(GIVEN EXERCISE)
Identify each line containing the word "this" and copy it.

(Plotting code records)
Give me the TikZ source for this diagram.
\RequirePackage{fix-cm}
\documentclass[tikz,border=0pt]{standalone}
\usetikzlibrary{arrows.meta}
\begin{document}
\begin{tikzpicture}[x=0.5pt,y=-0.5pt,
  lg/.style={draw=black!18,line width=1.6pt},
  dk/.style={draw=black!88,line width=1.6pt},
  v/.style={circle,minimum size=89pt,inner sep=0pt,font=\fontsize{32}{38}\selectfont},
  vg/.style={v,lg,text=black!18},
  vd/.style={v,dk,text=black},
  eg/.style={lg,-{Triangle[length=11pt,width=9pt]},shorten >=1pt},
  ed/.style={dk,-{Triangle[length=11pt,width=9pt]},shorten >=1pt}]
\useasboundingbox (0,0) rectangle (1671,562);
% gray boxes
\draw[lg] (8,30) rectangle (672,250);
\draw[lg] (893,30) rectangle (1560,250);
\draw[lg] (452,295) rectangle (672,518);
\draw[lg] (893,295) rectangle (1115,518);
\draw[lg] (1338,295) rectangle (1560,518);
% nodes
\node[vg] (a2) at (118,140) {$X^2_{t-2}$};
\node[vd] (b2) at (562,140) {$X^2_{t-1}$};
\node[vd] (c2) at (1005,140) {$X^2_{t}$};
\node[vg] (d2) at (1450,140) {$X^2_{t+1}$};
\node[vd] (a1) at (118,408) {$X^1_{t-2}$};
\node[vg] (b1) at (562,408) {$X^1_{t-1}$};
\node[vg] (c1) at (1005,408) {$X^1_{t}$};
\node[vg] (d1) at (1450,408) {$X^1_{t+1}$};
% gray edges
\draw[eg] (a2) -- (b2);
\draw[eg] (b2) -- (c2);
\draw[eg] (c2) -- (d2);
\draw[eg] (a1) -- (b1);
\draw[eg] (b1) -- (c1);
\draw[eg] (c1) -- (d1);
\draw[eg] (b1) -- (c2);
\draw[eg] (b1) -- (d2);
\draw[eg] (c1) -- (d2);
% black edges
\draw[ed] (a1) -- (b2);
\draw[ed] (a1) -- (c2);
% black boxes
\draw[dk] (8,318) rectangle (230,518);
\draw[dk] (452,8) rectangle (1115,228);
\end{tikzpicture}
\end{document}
---
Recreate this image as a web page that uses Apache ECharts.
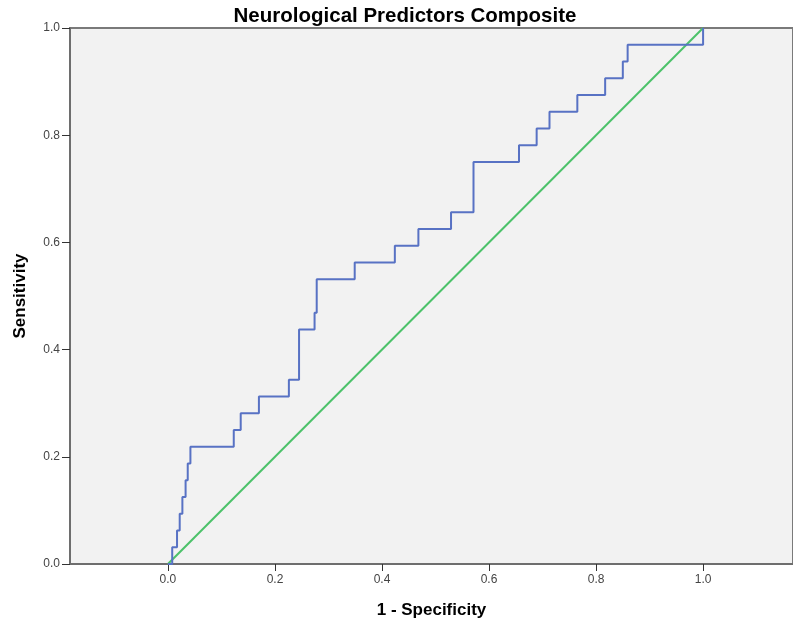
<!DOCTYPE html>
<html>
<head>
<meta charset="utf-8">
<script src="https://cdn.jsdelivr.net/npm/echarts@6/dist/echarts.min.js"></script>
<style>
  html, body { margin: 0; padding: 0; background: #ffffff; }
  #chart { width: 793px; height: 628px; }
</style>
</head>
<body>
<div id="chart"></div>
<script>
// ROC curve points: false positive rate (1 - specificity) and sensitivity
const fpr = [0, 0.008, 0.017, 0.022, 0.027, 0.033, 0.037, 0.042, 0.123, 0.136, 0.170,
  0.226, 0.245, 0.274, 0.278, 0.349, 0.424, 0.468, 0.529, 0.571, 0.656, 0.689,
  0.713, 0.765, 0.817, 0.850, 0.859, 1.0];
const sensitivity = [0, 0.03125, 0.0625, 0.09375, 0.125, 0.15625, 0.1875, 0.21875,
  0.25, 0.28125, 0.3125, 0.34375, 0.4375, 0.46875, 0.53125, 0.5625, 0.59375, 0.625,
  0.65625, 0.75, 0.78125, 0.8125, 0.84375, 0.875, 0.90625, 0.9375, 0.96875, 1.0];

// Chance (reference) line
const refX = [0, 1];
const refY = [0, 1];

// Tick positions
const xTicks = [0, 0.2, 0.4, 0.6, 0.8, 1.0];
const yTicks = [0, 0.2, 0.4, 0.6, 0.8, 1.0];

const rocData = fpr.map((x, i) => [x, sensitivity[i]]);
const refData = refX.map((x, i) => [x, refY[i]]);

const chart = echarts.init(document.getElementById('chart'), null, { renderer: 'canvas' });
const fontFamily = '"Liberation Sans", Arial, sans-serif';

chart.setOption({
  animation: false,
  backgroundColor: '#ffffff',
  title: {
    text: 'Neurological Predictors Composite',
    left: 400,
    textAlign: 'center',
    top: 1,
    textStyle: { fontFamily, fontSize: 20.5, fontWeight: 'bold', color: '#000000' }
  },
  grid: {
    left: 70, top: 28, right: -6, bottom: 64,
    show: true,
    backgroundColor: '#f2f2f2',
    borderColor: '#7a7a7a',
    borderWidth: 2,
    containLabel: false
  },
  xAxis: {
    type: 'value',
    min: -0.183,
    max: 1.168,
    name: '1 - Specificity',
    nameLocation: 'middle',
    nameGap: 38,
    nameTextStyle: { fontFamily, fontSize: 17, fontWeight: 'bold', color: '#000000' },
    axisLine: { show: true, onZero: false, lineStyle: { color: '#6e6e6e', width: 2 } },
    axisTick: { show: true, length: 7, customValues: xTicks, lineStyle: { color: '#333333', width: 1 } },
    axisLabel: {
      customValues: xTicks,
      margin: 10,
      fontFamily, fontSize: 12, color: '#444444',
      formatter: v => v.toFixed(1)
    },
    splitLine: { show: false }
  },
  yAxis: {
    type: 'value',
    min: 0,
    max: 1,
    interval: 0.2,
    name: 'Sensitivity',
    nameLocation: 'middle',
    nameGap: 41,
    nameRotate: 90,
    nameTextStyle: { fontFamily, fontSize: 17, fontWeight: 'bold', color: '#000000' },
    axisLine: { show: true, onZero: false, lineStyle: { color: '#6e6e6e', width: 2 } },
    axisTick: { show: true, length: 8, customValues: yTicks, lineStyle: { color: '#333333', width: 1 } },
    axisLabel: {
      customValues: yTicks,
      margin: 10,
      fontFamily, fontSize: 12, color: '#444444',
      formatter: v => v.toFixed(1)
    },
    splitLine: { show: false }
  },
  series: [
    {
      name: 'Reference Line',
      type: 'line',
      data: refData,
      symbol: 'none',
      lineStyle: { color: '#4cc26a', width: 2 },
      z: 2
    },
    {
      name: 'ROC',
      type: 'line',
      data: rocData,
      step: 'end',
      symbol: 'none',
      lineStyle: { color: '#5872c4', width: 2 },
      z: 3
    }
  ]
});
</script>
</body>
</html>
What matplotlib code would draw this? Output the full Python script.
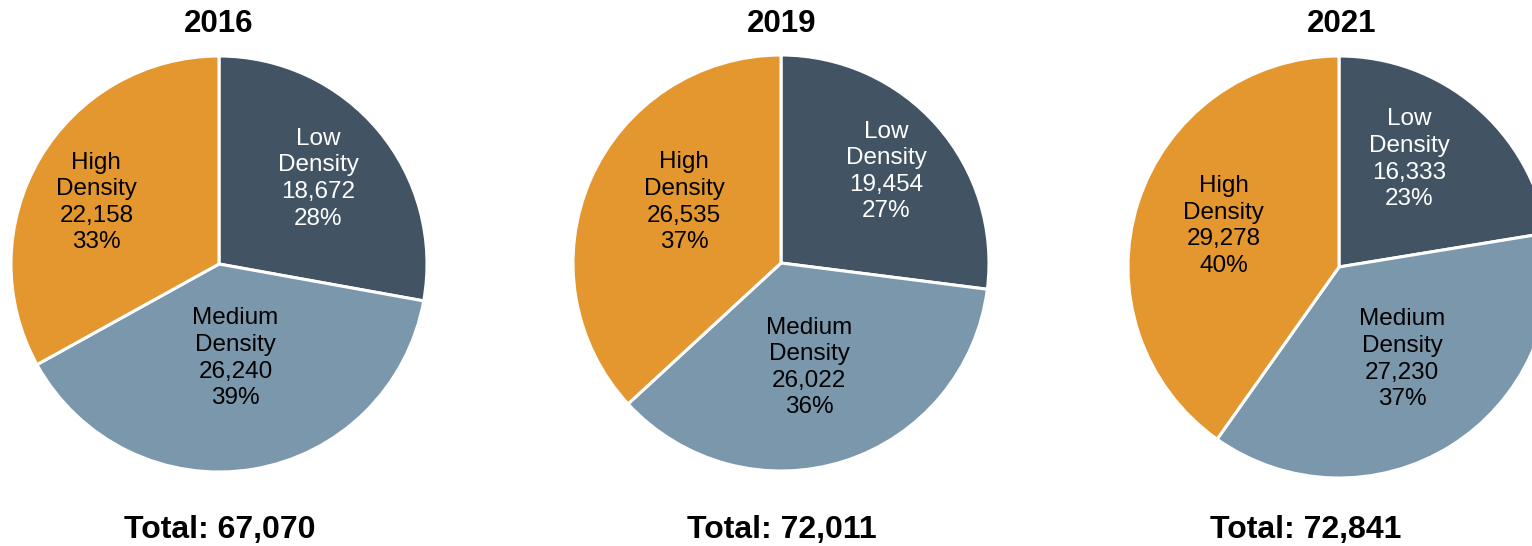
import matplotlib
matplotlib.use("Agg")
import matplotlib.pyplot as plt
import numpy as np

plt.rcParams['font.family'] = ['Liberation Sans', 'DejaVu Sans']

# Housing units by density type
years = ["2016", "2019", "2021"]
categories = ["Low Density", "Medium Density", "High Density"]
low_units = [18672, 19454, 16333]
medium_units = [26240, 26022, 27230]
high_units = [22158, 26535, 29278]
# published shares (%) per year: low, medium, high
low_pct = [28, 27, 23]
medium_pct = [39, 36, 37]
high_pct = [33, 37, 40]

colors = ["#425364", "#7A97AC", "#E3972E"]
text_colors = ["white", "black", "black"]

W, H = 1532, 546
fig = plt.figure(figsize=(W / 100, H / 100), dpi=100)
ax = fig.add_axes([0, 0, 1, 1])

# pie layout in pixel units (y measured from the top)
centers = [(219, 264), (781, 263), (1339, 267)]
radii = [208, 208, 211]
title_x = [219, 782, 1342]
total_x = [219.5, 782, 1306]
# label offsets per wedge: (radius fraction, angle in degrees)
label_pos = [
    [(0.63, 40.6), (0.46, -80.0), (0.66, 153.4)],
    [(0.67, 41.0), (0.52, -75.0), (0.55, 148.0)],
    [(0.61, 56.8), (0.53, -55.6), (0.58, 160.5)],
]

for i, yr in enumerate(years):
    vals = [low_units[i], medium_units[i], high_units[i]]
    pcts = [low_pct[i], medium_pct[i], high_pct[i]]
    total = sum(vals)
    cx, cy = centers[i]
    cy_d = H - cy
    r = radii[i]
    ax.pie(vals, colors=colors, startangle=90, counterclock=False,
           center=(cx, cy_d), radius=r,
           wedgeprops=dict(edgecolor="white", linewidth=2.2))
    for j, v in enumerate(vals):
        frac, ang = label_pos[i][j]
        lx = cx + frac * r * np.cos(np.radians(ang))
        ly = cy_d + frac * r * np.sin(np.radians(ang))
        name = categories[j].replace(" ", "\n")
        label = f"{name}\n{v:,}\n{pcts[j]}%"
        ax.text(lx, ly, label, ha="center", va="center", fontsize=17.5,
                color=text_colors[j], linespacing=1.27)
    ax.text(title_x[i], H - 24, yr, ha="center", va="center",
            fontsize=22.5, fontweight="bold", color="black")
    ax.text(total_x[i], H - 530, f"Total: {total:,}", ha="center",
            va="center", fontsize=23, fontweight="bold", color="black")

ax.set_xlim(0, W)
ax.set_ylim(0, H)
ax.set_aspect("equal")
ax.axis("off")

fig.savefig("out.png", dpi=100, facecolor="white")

(TASK SOLUTION)
Give me the TikZ source for this diagram.
Recreate this image as a web page that uses Apache ECharts.
What matplotlib code would draw this? Output the full Python script.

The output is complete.